Team mate which made you laugh the most? Adam Shimmons was hilarious at Wroxeter and Shropshire. Shimmo was entertaining on the field and great fun in the changing room. He was a seriously good bowler and would run in forever but he always had a way of calming things down and putting everything in perspective if you were taking the game too seriously. Shimmo always had plans if we had a few hours down time. At the end of one day, he got a few of us to go body boarding in the rain. We went down to the beach and we gave our mobile phones to Claire Green to keep safe. Claire was paddling as we came through on the waves knocking her over and wrecking all of our mobiles!
I spent a lot of time travelling to games with Tony Parton.
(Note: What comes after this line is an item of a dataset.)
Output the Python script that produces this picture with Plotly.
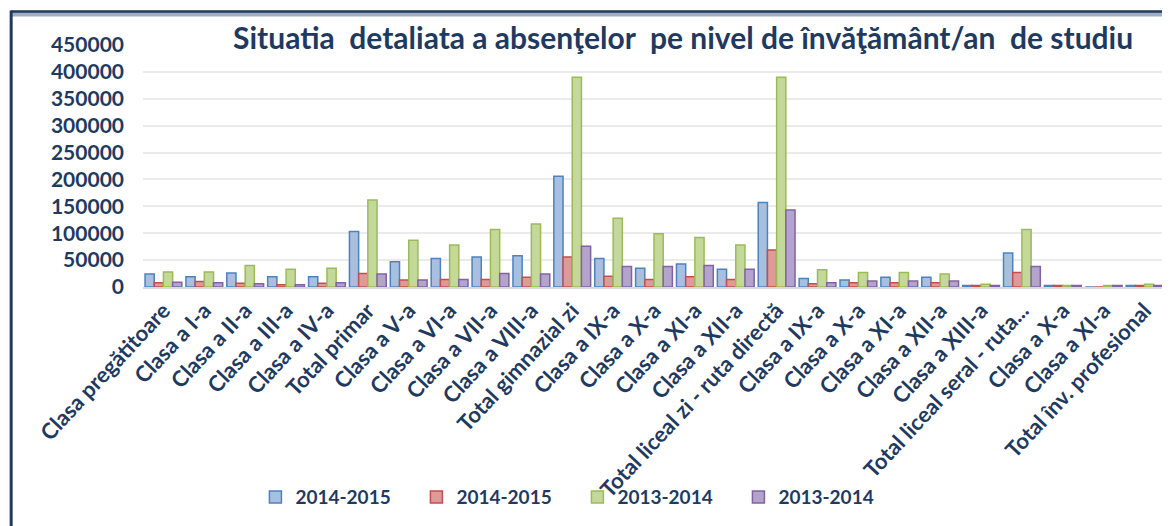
import plotly.graph_objects as go

categories = [
    "Clasa pregătitoare", "Clasa a I-a", "Clasa a II-a", "Clasa a III-a", "Clasa a IV-a",
    "Total primar", "Clasa a V-a", "Clasa a VI-a", "Clasa a VII-a", "Clasa a VIII-a",
    "Total gimnazial zi", "Clasa a IX-a", "Clasa a X-a", "Clasa a XI-a", "Clasa a XII-a",
    "Total liceal zi - ruta directă", "Clasa a IX-a", "Clasa a X-a", "Clasa a XI-a",
    "Clasa a XII-a", "Clasa a XIII-a", "Total liceal seral - ruta...", "Clasa a X-a",
    "Clasa a XI-a", "Total înv. profesional",
]

blue_2014_2015 = [24000, 19000, 26000, 19000, 19000, 103000, 47000, 53000, 56000, 58000,
                  206000, 53000, 35000, 43000, 33000, 157000, 16000, 13000, 18000, 18000,
                  3000, 63000, 3000, 0, 3000]
red_2014_2015 = [8000, 10000, 7000, 4000, 7000, 25000, 13000, 14000, 14000, 18000,
                 56000, 20000, 14000, 19000, 14000, 69000, 6000, 8000, 8000, 8000,
                 3000, 27000, 3000, 0, 3000]
green_2013_2014 = [28000, 28000, 40000, 33000, 35000, 162000, 87000, 78000, 107000, 117000,
                   390000, 128000, 99000, 92000, 78000, 390000, 32000, 27000, 27000, 24000,
                   5000, 107000, 3000, 3000, 5000]
purple_2013_2014 = [9000, 8000, 6000, 4000, 8000, 24000, 13000, 14000, 25000, 24000,
                    76000, 38000, 38000, 40000, 33000, 143000, 8000, 11000, 11000, 11000,
                    3000, 38000, 3000, 3000, 3000]

series_names = ["2014-2015", "2014-2015", "2013-2014", "2013-2014"]
series_values = [blue_2014_2015, red_2014_2015, green_2013_2014, purple_2013_2014]
fills = ["#A7C0E0", "#DE9A98", "#C4D89A", "#B4A3CB"]
lines = ["#4F81BD", "#C0504D", "#9BBB59", "#8064A2"]

x = list(range(len(categories)))
navy = "#1F3A5F"

fig = go.Figure()
for name, vals, fc, lc in zip(series_names, series_values, fills, lines):
    fig.add_trace(go.Bar(
        x=x, y=vals, name=name,
        marker=dict(color=fc, line=dict(color=lc, width=1.5)),
    ))

fig.update_layout(
    width=1162, height=518,
    paper_bgcolor="white", plot_bgcolor="white",
    margin=dict(l=135, r=5, t=37, b=239),
    barmode="group", bargap=0.1, bargroupgap=0,
    font=dict(family="Lato", color=navy),
    title=dict(
        text="Situatia  detaliata a absenţelor  pe nivel de învăţământ/an  de studiu",
        x=0.581, xanchor="center", y=0.942, yanchor="middle",
        font=dict(family="Lato", size=30, color=navy, weight="bold"),
    ),
    xaxis=dict(
        tickmode="array", tickvals=x, ticktext=categories,
        tickangle=-47, range=[-0.5, len(categories) - 0.5],
        tickfont=dict(family="Lato", size=22, color=navy, weight="bold"),
        showgrid=False, showline=True, linecolor="#D9D9D9", linewidth=2,
        ticks="", automargin=False,
    ),
    yaxis=dict(
        range=[0, 450000], dtick=50000, tickformat="d",
        tickfont=dict(family="Lato", size=21, color=navy, weight="bold"),
        showgrid=True, gridcolor="#EBEBEB", gridwidth=2,
        zeroline=False, showline=False, ticks="", ticklabelstandoff=18,
        automargin=False,
    ),
    legend=dict(
        orientation="h", x=0.11, xanchor="left", y=-0.868, yanchor="middle",
        font=dict(family="Lato", size=19, color=navy, weight="bold"),
        entrywidth=116, entrywidthmode="pixels", bgcolor="rgba(0,0,0,0)",
    ),
    shapes=[
        dict(type="line", xref="paper", yref="paper", x0=-0.129, x1=1.1, y0=1.128, y1=1.128,
             line=dict(color="#A0AEC0", width=5)),
        dict(type="line", xref="paper", yref="paper", x0=-0.129, x1=1.1, y0=1.138, y1=1.138,
             line=dict(color=navy, width=2.5)),
        dict(type="line", xref="paper", yref="paper", x0=-0.129, x1=-0.129, y0=-1.2, y1=1.143,
             line=dict(color=navy, width=3)),
    ],
)

fig.write_html("out.html")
He would always keep everyone entertained and chirpy. I miss his full on renditions of Frank Sinatra.
What did you enjoy most about playing for Shropshire? I enjoyed the challenge of three-day cricket and that exhausting feeling at the end of the day when you’ve really pushed yourself to your limit. It’s a great feeling to have given everything you have and to sit on the outfield at the end of a day’s play celebrating team or individual successes. The camaraderie was special and I’m glad to have had that with Shropshire for 12 years.
Pictured: Wicketkeeper Matt Tilt celebrates the dismissal of a Lincolnshire batsman during Shropshire’s seven-wicket victory in the 2010 MCCA Knockout Trophy at Chester-le-Street.